By focusing on artifacts—combining file system elements with artifact elements, such that an artifact can be both a file and a piece of a file—examiners can even explore data from multiple devices simultaneously, getting a much quicker picture of habits across devices than they would if they had to go one file system at a time. Going beyond frequency of communications, filters on these artifacts enable a highly targeted approach to zoom in on dates, words and specific artifacts.

App location data

This is, critically, a highly visual process—relying on dashboards, link maps, geographical maps, and timelines to demonstrate at a high-level glance what examiners most need to know. Also critically, it still allows you to drill down to the file system level when necessary, to prove where a piece of evidence resides on a device.

Making Collaboration Easier

The visual, high-level nature of the artifacts-oriented process also makes it easy for you as an examiner to communicate with other stakeholders in the investigation. Investigators, attorneys, supervisors, and others lack the time to pore through technical reports detailing the ins and outs of larger data volumes; they need non-technical overviews to help build cases, with you supplying the relevant context as needed. Jurors likewise need to be able to understand what the evidence means at their level.

Another side benefit of collaboration: it reduces the risk of human error. Investigators and examiners, even attorneys, who are able to ask and answer questions back and forth can more easily find inconsistencies—that is, when they occur; the ability to find more data from databases that might previously have been overlooked can help to identify case theories much more quickly.

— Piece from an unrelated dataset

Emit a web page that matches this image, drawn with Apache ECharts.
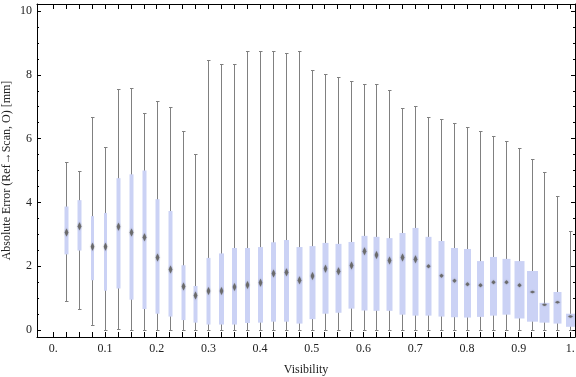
<!DOCTYPE html>
<html>
<head>
<meta charset="utf-8">
<script src="https://cdn.jsdelivr.net/npm/echarts@6/dist/echarts.min.js"></script>
<style>
html, body { margin: 0; padding: 0; background: #fff; }
#main { width: 576px; height: 377px; }
</style>
</head>
<body>
<div id="main"></div>
<script>
// visibility bins (box centres)
var visibility = [0.025, 0.05, 0.075, 0.1, 0.125, 0.15, 0.175, 0.2, 0.225, 0.25,
  0.275, 0.3, 0.325, 0.35, 0.375, 0.4, 0.425, 0.45, 0.475, 0.5,
  0.525, 0.55, 0.575, 0.6, 0.625, 0.65, 0.675, 0.7, 0.725, 0.75,
  0.775, 0.8, 0.825, 0.85, 0.875, 0.9, 0.925, 0.95, 0.975, 1.0];
var whiskerLow = [0.90, 0.65, 0.16, 0, 0.02, 0, 0, 0, 0, 0,
  0, 0, 0, 0, 0, 0, 0, 0, 0, 0,
  0, 0, 0, 0, 0, 0, 0, 0, 0, 0,
  0, 0, 0, 0, 0, 0, 0, 0, 0, 0];
var quart1 = [2.37, 2.49, 1.56, 1.23, 1.30, 0.95, 0.66, 0.51, 0.42, 0.31,
  0.23, 0.17, 0.17, 0.17, 0.22, 0.23, 0.26, 0.26, 0.20, 0.34,
  0.51, 0.54, 0.67, 0.61, 0.60, 0.60, 0.48, 0.45, 0.45, 0.42,
  0.40, 0.39, 0.41, 0.45, 0.48, 0.36, 0.26, 0.23, 0.20, 0.10];
var median = [3.06, 3.25, 2.61, 2.61, 3.24, 3.06, 2.91, 2.27, 1.90, 1.36,
  1.08, 1.22, 1.22, 1.35, 1.41, 1.48, 1.77, 1.81, 1.56, 1.69,
  1.92, 1.84, 2.02, 2.47, 2.35, 2.18, 2.27, 2.22, 2.00, 1.70,
  1.54, 1.43, 1.40, 1.50, 1.50, 1.40, 1.19, 0.79, 0.87, 0.42];
var quart3 = [3.87, 4.07, 3.57, 3.67, 4.76, 4.88, 5.00, 4.10, 3.73, 2.03,
  1.38, 2.26, 2.40, 2.57, 2.57, 2.60, 2.75, 2.82, 2.60, 2.63,
  2.73, 2.70, 2.76, 2.95, 2.92, 2.88, 3.04, 3.20, 2.92, 2.79,
  2.57, 2.54, 2.16, 2.29, 2.23, 2.16, 1.85, 0.85, 1.19, 0.51];
var whiskerHigh = [5.26, 4.97, 6.67, 5.73, 7.55, 7.58, 6.79, 7.17, 6.98, 6.23,
  5.51, 8.45, 8.33, 8.33, 8.74, 8.74, 8.74, 8.67, 8.74, 8.14,
  8.02, 7.92, 7.80, 7.70, 7.70, 7.52, 6.95, 7.01, 6.67, 6.60,
  6.48, 6.35, 6.23, 6.07, 5.92, 5.70, 5.35, 4.94, 4.19, 3.10];

var xLabelTicks = [0, 0.1, 0.2, 0.3, 0.4, 0.5, 0.6, 0.7, 0.8, 0.9, 1];
var yLabelTicks = [0, 2, 4, 6, 8, 10];

// box widths in px (style, drawn wider where the chart had more samples)
var boxWidths = [4, 4, 3, 3, 4, 4, 4, 4, 4, 4, 4, 4, 5, 5, 5, 5, 5, 5, 6, 6,
  6, 6, 6, 6, 6, 6, 6, 6, 6, 6, 7, 7, 7, 7, 8, 10, 11, 10, 8, 9];

var xMinor = [];
for (var i = 0; i <= 40; i++) xMinor.push(Math.round(i * 25) / 1000);
var yMinor = [];
for (var j = 0; j <= 20; j++) { if (j % 4 !== 0) yMinor.push(j / 2); }

var boxData = [];
for (var k = 0; k < visibility.length; k++) {
  boxData.push([visibility[k], whiskerLow[k], quart1[k], median[k], quart3[k], whiskerHigh[k]]);
}

var FONT = "Liberation Serif";
var BOX = "#cbd2f5";
var WHISK = "#808080";

function renderBox(params, api) {
  var x = api.value(0);
  var pLo = api.coord([x, api.value(1)]);
  var pQ1 = api.coord([x, api.value(2)]);
  var pMd = api.coord([x, api.value(3)]);
  var pQ3 = api.coord([x, api.value(4)]);
  var pHi = api.coord([x, api.value(5)]);
  var cx = Math.round(pLo[0]) + 0.5;
  var w = boxWidths[params.dataIndex];
  var idx = params.dataIndex;
  var mw, mh;
  if (idx < 28) { mw = 3.5; mh = 8; }
  else if (idx < 36) { mw = 4; mh = 4; }
  else { mw = 5; mh = 2.5; }
  var my = pMd[1];
  return {
    type: "group",
    children: [
      { type: "line", shape: { x1: cx, y1: pLo[1], x2: cx, y2: pHi[1] },
        style: { stroke: WHISK, lineWidth: 1 } },
      { type: "line", shape: { x1: cx - 1.5, y1: Math.round(pLo[1]) + 0.5, x2: cx + 2, y2: Math.round(pLo[1]) + 0.5 },
        style: { stroke: WHISK, lineWidth: 1 } },
      { type: "line", shape: { x1: cx - 1.5, y1: Math.round(pHi[1]) + 0.5, x2: cx + 2, y2: Math.round(pHi[1]) + 0.5 },
        style: { stroke: WHISK, lineWidth: 1 } },
      { type: "rect", shape: { x: cx - w / 2, y: pQ3[1], width: w, height: pQ1[1] - pQ3[1] },
        style: { fill: BOX } },
      { type: "polygon", shape: { points: [[cx, my - mh / 2], [cx + mw / 2, my], [cx, my + mh / 2], [cx - mw / 2, my]] },
        style: { fill: "#6b6b6b", shadowBlur: 1.5, shadowColor: "rgba(80,80,80,0.8)" } }
    ]
  };
}

var frameLine = { show: true, onZero: false, lineStyle: { color: "#000", width: 1 } };
var noLine = { show: false, onZero: false };

var chart = echarts.init(document.getElementById("main"));
chart.setOption({
  animation: false,
  backgroundColor: "#fff",
  grid: { left: 37, right: 1, top: 4, bottom: 40, containLabel: false, outerBoundsMode: "none" },
  xAxis: [
    {
      type: "value", position: "bottom", min: -0.0315, max: 1.009,
      name: "Visibility", nameLocation: "middle", nameGap: 27,
      nameTextStyle: { fontFamily: FONT, fontSize: 12, color: "#222" },
      axisLine: frameLine,
      axisTick: { show: true, inside: true, length: 5, customValues: xMinor, lineStyle: { color: "#000" } },
      axisLabel: {
        customValues: xLabelTicks, margin: 6,
        fontFamily: FONT, fontSize: 12, color: "#222",
        formatter: function (v) {
          if (Math.abs(v) < 1e-9) return "0.";
          if (Math.abs(v - 1) < 1e-9) return "1.";
          return v.toFixed(1);
        }
      },
      splitLine: { show: false }
    },
    {
      type: "value", position: "top", min: -0.0315, max: 1.009,
      axisLine: frameLine,
      axisTick: { show: true, inside: true, length: 5, customValues: xMinor, lineStyle: { color: "#000" } },
      axisLabel: { show: false },
      splitLine: { show: false }
    }
  ],
  yAxis: [
    {
      type: "value", position: "left", min: -0.22, max: 10.22,
      name: "Absolute Error (Ref\u2192Scan, O) [mm]", nameLocation: "middle", nameGap: 24,
      nameMoveOverlap: false,
      nameTextStyle: { fontFamily: FONT, fontSize: 12, color: "#222" },
      axisLine: frameLine,
      axisTick: { show: true, inside: true, length: 4, customValues: yLabelTicks, lineStyle: { color: "#000" } },
      axisLabel: { customValues: yLabelTicks, margin: 5, fontFamily: FONT, fontSize: 12, color: "#222" },
      splitLine: { show: false }
    },
    {
      type: "value", position: "left", min: -0.22, max: 10.22,
      axisLine: noLine,
      axisTick: { show: true, inside: true, length: 2, customValues: yMinor, lineStyle: { color: "#000" } },
      axisLabel: { show: false },
      splitLine: { show: false }
    },
    {
      type: "value", position: "right", min: -0.22, max: 10.22,
      axisLine: frameLine,
      axisTick: { show: true, inside: true, length: 4, customValues: yLabelTicks, lineStyle: { color: "#000" } },
      axisLabel: { show: false },
      splitLine: { show: false }
    },
    {
      type: "value", position: "right", min: -0.22, max: 10.22,
      axisLine: noLine,
      axisTick: { show: true, inside: true, length: 2, customValues: yMinor, lineStyle: { color: "#000" } },
      axisLabel: { show: false },
      splitLine: { show: false }
    }
  ],
  series: [
    {
      type: "custom",
      xAxisIndex: 0,
      yAxisIndex: 0,
      clip: false,
      renderItem: renderBox,
      encode: { x: 0, y: [1, 2, 3, 4, 5] },
      data: boxData
    }
  ]
});
</script>
</body>
</html>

In the broader digital forensics toolbox, having both artifact tools and file system tools encourages a better balance between speed and accuracy, promoting higher quality investigations overall. It encourages forensic examiners to work more closely together with investigators and other stakeholders, and provides better accountability for everyone involved with a case—which ultimately paves the way for speedier, sounder justice.

This blog concludes a series of three posts on the benefits of an artifacts-oriented approach to digital forensics.

An abridged version of this series, “Artifacts and File System Forensics are a BOTH/AND, Not an EITHER/OR,” first appeared in the inaugural edition of the INTERPOL Digital Forensics Pulse, February 2018.